With the help of beautiful Bosnian refugee (Diane Kruger) and a ageing former Stasi spook (played with his usual twinkly brilliance by Bruno Ganz) Neeson tries to unravel a plot that involves a threatened Saudi prince and a new strain of everything-resistant corn that might feed the world. Entertaining and, according to one who knows, set in a recognisable Berlin.
The stakes are pretty high for the cavers trapped in the world’s deepest underwater cave in Sanctum 3D. Unfortunately for them, and for us, filmmakers Alister Grierson and James Cameron have considerably overestimated how much an audience will care about these pompous blow-arses and their territorial pissing contests. It’s a not-quite-truism that a film needs a sympathetic central character but there’s no one in Sanctum to root for.
Finally, my first exposure to the franchise known as Big Momma’s House. I announced my presence at the cinema via Twitter on Thursday and got a helpful pre-review review from @GrumpyYetAmusin: “@danslevin I could write the review for you from here – “this film is formulaic, inane, condescending and not amusing”. Okay?” Nail. On.
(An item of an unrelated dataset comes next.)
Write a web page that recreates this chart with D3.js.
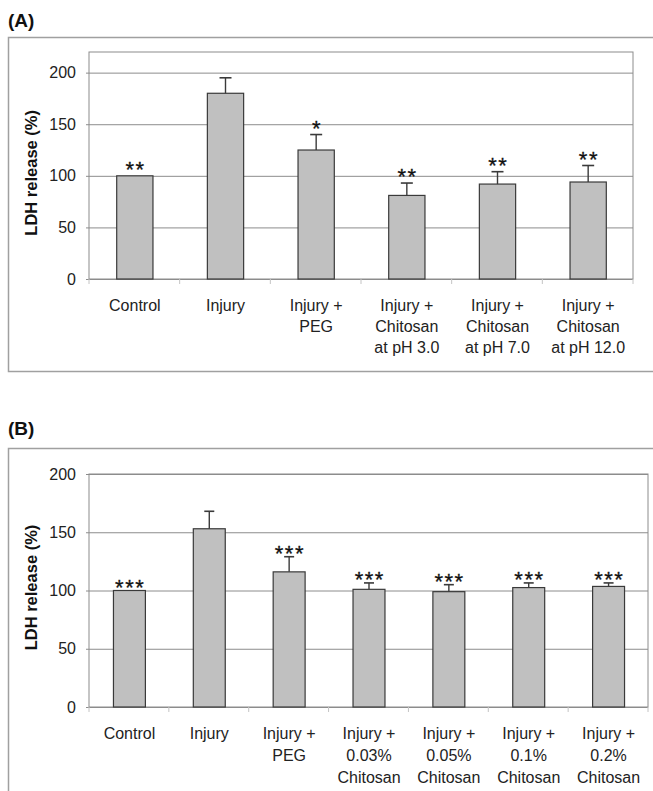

Head.
Sadly for me I had to watch all 107 minutes of Big Mommas: Like Father, Like Son in order to confirm Mr Amusin’s conclusion. 22 years ago , star and executive producer Martin Lawrence appeared in Spike Lee’s masterpiece Do the Right Thing and he has just about exhausted the many brownie points that earned him.
Printed in Wellington’s Capital Times on Wednesday 23 February, 2011.